The multi-CPU tool htop, which has a powerful full-screen text UI, can be very helpful to figure out what is going on. It is worthwhile to realize that sometimes your Yoshimis will not be taking all of your CPU, but you'll still get xruns and overload conditions; this is likely the overdrive mentioned above. A VU meter applet placed in your Jackd setup in a location to receive everything being sent to the outputs, can help verify this.

Here are a few methods of approach.

The first is multi-Yoshimi. The last time I tried a multi-ZAFSX approach, the result was a total hardware lockup; not a CPU limitation, but something much worse. The fact that multi-Yoshimi works so well, is one of its many joys. Use htop, and if your single Yoshimi is using most of one CPU core, try two or three separate instances.

The second is polyphony. In Yoshimi's main screen there is a setting for maximum simultaneous notes. Try reducing.  But not too much.  There is a lot of wiggle room in other places.

If you use reverb within Yoshimi patches – and many have them within – you may find good reason to change things according to the readouts of htop. I have found it much more efficient, to apply reverb and other filters using Calf, as separate JACK process elements, “after the fact” if you will. My own semistandard approach, is to use zero reverb in my Yoshimis, and then pipe them all to a stack of Calf plugins, starting with EQ, then Reverb, then Multiband Compression.
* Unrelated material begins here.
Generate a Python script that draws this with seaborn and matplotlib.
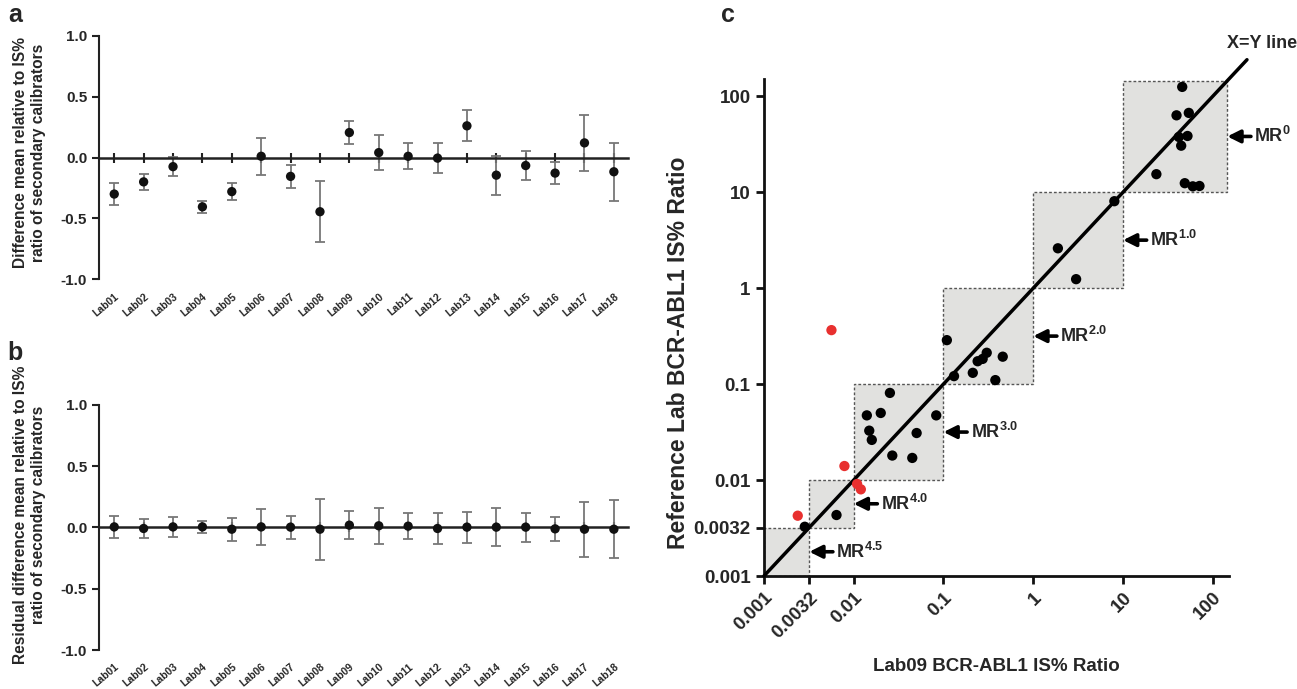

when the numbers don't add up: MultiJACK

The current BNR does not route all audio data through one JACK process, as is usual at this writing.  This is because despite quite a lot of work on the above items, I was seeing strange results:  I was using 10-20% of my big 4GHz octocore CPU, and yet my one JACK process was showing 75% of its capacity used.  There was a whole lot of advice given to just give up at this point, suggesting in effect that I just could not get more out of the one box than I was getting.  Which struck me as ridiculous, although the advisers were primary sources!  After about two and a half years, however, something called MultiJACK emerged, in which multiple JACK servers are connected by IP within the single box.  This has eliminated the problem entirely.